_Aim of the task_
What is needed is an exact copy of the lines from the line containing "Write the React, TypeScript" to the line containing "Chart.register(...registerables);", both lines included, and nothing else.

※

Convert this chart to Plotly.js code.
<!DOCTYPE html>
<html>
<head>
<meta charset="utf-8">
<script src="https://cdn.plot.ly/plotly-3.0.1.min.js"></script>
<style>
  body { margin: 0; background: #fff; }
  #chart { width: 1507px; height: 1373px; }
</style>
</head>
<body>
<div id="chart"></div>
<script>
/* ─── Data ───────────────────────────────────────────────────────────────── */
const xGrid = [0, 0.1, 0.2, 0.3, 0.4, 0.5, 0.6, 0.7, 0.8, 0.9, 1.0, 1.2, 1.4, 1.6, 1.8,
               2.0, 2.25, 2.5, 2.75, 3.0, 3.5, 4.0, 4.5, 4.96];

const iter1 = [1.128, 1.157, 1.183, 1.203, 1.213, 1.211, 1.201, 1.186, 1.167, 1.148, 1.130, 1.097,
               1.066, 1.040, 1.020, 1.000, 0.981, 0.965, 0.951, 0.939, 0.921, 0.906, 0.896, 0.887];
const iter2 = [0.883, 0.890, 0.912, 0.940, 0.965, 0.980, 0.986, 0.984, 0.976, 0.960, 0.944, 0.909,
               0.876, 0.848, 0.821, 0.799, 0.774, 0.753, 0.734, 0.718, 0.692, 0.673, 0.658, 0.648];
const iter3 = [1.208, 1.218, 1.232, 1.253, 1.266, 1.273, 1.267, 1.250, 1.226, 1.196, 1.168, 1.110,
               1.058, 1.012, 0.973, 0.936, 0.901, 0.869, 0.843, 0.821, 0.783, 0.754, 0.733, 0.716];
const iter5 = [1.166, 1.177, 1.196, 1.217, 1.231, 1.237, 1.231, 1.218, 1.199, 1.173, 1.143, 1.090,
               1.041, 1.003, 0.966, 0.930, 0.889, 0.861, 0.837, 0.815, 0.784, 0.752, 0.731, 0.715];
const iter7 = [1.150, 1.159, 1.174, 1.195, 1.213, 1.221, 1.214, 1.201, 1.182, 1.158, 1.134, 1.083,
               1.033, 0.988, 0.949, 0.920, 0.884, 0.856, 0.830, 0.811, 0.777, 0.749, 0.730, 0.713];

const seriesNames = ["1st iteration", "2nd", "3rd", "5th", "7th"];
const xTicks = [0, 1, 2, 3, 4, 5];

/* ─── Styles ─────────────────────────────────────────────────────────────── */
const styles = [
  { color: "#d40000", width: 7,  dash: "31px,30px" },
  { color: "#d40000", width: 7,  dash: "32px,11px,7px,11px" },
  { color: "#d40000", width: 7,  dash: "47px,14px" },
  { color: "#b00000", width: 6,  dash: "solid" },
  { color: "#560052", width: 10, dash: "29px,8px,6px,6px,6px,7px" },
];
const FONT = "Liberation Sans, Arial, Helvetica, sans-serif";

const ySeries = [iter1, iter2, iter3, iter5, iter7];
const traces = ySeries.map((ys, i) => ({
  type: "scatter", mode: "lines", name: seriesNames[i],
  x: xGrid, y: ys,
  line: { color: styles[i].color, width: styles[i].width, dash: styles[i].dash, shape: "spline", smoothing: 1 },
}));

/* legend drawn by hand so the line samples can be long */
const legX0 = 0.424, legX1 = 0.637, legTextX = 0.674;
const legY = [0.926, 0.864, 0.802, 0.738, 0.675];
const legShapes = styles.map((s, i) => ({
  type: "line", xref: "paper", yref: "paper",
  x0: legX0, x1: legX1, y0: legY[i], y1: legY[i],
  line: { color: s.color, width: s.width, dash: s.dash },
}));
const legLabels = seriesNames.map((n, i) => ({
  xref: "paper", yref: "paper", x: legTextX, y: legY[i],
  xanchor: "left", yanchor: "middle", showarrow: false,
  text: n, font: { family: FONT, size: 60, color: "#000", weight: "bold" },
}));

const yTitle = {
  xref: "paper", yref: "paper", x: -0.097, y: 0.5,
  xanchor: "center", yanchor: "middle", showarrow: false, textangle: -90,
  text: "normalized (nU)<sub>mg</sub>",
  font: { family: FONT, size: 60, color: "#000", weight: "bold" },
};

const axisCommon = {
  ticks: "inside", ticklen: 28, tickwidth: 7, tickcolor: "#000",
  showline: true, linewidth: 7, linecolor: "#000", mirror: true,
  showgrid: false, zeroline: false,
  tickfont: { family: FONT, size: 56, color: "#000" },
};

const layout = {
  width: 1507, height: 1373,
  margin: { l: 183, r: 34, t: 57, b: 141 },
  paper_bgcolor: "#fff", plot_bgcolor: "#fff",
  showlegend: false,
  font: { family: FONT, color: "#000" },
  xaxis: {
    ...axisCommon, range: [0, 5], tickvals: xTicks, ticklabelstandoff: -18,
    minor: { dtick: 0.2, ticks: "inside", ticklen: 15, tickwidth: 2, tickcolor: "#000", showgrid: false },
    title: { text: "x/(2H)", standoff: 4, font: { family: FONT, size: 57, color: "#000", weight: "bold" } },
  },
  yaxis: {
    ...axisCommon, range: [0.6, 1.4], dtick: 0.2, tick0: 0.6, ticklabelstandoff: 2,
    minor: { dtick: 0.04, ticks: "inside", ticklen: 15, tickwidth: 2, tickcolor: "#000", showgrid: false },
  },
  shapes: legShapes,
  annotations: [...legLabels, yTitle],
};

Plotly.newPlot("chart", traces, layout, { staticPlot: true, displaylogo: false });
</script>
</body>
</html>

※

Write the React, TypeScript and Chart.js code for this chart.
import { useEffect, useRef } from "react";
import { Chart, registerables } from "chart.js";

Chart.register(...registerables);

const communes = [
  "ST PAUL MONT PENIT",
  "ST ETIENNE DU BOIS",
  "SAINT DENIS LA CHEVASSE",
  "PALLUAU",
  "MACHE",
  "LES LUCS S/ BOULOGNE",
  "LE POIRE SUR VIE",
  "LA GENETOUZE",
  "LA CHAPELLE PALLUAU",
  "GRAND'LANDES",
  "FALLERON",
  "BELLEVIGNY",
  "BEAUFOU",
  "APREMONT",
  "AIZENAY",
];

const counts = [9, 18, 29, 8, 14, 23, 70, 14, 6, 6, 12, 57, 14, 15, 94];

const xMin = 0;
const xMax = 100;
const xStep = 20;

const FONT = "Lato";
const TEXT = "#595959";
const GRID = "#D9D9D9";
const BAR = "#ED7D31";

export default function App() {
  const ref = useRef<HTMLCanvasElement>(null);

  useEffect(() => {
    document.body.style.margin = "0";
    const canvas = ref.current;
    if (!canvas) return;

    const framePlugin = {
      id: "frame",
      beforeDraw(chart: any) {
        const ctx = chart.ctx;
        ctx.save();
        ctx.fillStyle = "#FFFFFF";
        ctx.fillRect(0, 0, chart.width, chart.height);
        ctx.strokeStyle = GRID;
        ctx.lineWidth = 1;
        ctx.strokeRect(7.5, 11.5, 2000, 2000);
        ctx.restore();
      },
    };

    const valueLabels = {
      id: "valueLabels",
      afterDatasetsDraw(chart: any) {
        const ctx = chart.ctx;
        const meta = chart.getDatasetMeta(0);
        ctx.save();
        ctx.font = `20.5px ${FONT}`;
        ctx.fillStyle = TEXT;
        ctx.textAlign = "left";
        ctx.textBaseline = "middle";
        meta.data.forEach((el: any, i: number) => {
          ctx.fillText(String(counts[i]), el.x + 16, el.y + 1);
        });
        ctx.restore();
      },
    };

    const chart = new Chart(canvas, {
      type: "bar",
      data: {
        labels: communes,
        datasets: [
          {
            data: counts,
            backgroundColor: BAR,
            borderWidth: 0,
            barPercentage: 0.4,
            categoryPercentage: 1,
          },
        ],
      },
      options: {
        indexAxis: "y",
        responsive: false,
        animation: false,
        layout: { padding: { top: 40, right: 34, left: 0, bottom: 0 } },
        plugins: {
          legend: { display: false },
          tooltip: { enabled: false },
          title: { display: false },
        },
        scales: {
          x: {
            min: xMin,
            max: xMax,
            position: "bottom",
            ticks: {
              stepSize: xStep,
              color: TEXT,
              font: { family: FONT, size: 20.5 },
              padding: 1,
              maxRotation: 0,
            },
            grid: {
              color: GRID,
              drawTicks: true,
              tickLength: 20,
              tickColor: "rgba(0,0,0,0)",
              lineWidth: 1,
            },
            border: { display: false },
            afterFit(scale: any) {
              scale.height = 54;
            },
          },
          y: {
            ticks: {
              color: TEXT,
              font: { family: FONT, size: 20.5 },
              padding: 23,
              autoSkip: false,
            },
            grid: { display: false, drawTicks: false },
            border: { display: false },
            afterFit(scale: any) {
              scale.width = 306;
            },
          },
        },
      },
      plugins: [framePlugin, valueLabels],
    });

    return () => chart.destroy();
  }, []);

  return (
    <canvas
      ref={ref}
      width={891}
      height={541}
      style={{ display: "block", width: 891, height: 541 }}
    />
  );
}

※

_Worked solution_
Write the React, TypeScript and Chart.js code for this chart.
import { useEffect, useRef } from "react";
import { Chart, registerables } from "chart.js";

Chart.register(...registerables);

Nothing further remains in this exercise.